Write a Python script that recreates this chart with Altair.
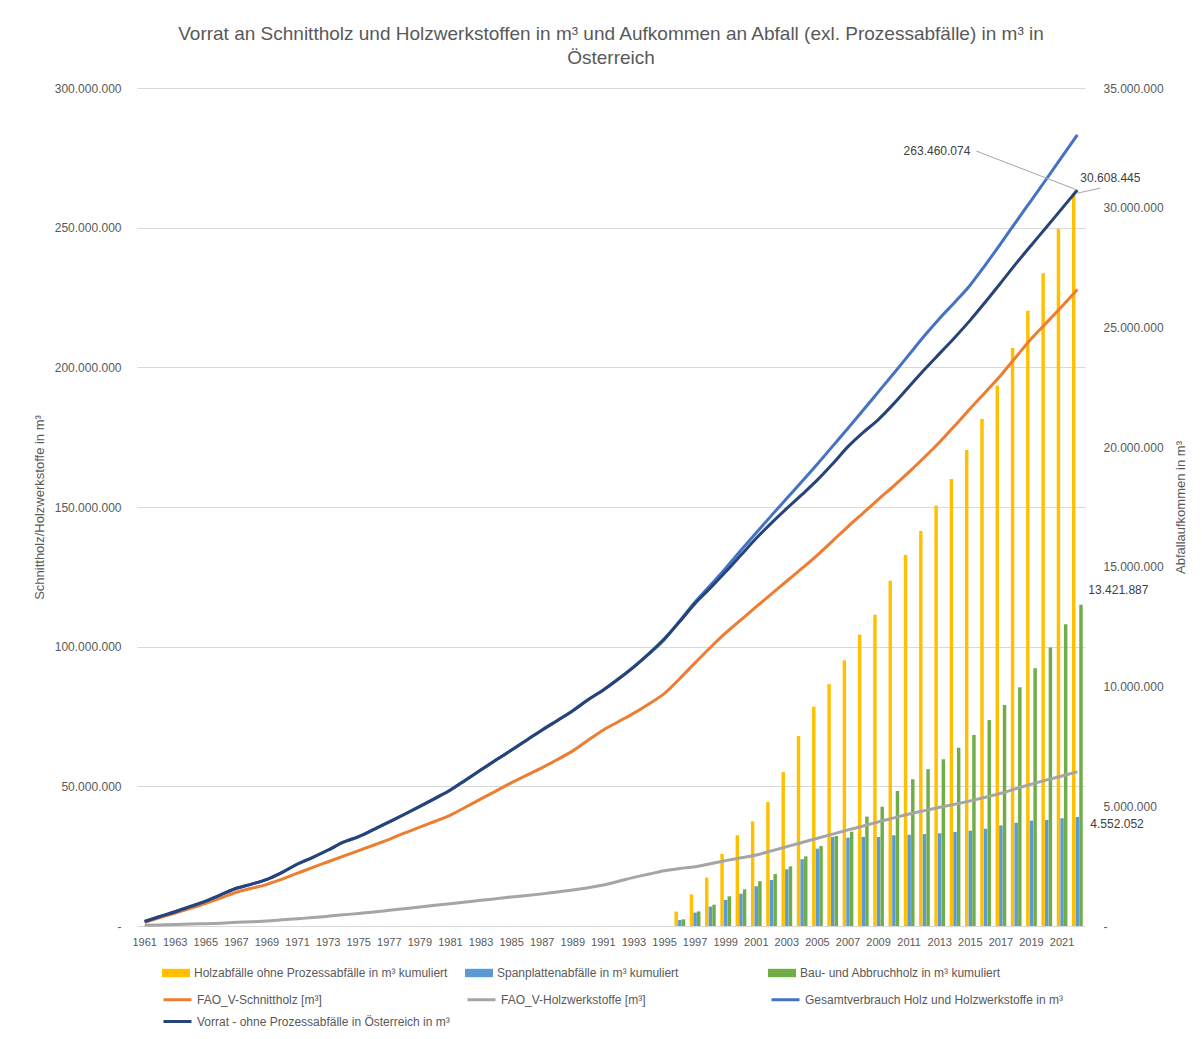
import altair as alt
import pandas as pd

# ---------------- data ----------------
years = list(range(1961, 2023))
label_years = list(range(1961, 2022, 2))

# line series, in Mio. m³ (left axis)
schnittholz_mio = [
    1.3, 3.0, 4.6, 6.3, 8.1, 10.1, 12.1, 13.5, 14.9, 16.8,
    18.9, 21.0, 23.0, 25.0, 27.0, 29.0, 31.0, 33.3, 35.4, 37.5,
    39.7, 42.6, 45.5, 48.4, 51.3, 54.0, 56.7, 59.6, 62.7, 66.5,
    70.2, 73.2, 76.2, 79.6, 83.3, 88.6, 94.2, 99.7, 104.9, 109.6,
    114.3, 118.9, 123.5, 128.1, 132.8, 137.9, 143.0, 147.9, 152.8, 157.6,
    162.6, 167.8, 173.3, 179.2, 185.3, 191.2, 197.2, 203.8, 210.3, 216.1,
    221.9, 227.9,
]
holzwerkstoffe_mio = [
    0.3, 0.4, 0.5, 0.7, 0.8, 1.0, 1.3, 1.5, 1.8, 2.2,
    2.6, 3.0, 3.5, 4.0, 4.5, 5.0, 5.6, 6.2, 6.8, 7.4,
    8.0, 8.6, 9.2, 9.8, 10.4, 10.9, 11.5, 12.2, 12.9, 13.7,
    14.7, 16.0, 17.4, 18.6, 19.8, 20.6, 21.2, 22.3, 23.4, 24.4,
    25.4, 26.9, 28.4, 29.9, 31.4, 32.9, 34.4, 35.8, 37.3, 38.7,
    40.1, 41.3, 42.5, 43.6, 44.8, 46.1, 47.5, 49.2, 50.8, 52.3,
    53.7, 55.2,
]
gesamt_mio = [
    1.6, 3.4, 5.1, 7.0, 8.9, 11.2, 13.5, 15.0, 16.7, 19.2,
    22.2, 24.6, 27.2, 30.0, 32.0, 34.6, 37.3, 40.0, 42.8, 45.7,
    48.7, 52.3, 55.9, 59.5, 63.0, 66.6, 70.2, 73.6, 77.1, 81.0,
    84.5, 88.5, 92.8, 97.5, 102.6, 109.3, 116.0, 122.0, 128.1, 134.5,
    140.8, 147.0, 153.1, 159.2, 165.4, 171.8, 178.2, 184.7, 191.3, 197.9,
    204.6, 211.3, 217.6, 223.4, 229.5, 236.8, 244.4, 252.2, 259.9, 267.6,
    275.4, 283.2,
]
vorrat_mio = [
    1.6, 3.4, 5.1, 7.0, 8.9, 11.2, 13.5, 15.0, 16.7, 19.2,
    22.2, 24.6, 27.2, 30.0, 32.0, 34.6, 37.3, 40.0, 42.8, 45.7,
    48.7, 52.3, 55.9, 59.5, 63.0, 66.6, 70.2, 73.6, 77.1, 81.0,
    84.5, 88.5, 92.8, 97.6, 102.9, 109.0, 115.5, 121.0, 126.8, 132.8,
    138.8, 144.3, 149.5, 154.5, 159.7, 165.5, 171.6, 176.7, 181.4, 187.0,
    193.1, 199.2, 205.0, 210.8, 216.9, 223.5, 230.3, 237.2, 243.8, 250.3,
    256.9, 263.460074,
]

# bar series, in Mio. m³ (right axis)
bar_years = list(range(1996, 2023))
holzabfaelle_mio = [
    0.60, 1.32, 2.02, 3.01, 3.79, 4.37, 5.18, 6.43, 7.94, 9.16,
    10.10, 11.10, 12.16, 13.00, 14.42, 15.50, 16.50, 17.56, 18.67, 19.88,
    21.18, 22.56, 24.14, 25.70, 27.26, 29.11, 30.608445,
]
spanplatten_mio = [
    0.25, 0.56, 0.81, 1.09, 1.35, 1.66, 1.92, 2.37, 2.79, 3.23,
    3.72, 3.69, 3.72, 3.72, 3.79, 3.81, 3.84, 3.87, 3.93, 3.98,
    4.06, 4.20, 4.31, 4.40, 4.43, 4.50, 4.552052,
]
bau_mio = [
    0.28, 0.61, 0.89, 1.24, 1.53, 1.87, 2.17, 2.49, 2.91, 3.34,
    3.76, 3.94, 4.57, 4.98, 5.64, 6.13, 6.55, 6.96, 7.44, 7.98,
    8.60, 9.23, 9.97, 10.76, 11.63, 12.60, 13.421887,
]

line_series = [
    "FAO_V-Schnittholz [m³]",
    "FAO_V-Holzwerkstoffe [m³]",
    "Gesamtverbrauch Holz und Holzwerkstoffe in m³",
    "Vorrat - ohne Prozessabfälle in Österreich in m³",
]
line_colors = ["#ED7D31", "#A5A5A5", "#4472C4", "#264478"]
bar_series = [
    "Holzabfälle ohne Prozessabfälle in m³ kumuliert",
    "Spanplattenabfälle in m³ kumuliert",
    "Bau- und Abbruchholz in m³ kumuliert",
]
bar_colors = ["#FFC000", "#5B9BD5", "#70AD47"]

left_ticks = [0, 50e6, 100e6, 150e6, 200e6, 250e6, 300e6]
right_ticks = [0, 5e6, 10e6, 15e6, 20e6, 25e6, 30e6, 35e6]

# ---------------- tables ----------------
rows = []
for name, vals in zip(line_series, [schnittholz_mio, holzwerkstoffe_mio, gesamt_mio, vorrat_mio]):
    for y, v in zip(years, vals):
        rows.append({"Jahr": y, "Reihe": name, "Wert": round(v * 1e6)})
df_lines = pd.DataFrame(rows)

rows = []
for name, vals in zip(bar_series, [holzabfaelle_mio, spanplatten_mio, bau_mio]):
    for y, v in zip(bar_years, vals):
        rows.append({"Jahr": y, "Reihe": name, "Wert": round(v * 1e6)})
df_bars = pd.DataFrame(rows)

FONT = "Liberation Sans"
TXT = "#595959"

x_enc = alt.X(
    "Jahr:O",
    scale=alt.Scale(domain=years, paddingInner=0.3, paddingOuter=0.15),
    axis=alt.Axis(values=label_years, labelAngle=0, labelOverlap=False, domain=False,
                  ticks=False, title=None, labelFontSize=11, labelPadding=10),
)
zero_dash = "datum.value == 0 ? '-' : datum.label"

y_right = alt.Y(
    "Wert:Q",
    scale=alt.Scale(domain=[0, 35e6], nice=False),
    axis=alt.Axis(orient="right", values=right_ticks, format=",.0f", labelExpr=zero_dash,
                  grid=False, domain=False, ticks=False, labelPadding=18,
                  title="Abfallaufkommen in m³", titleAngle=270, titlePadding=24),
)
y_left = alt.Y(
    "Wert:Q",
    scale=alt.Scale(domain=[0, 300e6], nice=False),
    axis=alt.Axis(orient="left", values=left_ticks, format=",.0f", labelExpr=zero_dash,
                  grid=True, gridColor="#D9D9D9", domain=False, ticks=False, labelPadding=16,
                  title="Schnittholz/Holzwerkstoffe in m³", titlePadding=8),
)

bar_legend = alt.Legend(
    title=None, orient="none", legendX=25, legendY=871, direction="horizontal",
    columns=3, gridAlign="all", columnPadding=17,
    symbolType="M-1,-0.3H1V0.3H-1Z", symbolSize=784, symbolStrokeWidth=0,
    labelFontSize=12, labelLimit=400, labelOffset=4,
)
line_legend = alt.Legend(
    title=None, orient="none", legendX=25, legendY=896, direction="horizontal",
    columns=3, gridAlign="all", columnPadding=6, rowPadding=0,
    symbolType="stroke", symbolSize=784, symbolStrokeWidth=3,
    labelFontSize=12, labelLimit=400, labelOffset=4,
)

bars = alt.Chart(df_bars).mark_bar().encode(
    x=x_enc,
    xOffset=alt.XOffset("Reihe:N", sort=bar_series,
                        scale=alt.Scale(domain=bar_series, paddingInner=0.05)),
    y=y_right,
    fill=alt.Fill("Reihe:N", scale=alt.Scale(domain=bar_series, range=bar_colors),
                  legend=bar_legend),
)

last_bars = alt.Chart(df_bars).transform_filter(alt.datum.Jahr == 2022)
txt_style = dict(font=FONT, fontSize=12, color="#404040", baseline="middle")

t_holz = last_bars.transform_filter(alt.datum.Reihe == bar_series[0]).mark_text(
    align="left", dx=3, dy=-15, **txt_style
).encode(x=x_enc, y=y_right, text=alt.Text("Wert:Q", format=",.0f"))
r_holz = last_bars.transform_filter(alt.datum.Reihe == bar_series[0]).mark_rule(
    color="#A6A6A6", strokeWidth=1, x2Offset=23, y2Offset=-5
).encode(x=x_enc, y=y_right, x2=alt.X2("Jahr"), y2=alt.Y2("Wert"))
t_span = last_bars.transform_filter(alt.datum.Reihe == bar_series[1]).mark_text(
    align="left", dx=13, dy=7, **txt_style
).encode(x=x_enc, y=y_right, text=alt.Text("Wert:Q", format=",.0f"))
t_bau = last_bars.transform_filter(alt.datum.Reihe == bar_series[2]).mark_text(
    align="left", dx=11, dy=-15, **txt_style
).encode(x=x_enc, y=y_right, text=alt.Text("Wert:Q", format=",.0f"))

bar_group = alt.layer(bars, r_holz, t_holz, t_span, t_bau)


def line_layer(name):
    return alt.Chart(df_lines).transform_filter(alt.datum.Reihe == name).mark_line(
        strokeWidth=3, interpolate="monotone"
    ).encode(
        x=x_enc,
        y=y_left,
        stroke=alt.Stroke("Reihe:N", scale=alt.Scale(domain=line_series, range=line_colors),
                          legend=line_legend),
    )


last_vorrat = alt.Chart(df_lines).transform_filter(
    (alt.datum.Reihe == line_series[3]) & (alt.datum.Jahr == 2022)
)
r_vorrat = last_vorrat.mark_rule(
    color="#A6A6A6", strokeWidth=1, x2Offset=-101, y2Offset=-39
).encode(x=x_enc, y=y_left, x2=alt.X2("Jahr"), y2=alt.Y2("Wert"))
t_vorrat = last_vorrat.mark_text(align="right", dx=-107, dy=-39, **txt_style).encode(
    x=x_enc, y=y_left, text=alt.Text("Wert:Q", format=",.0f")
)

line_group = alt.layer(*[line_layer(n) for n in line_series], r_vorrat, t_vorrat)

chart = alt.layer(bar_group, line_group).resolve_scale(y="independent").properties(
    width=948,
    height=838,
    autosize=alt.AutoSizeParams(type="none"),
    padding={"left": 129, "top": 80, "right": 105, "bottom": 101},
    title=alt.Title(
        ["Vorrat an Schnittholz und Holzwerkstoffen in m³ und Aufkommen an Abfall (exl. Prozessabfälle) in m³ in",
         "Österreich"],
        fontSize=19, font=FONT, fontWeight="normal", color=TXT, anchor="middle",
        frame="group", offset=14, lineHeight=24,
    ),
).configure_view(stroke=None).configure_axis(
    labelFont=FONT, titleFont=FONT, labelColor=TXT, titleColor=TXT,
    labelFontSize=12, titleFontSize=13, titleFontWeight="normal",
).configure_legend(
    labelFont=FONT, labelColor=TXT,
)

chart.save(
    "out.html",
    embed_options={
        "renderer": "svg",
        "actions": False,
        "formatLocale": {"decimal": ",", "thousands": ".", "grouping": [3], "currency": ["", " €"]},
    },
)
* * * *
Extract the lines exactly, please: the first line of the listing, the line with "label_years = list(range(1961, 2022, 2))", and every line between them, but no pictures.

Write a Python script that recreates this chart with Altair.
import altair as alt
import pandas as pd

# ---------------- data ----------------
years = list(range(1961, 2023))
label_years = list(range(1961, 2022, 2))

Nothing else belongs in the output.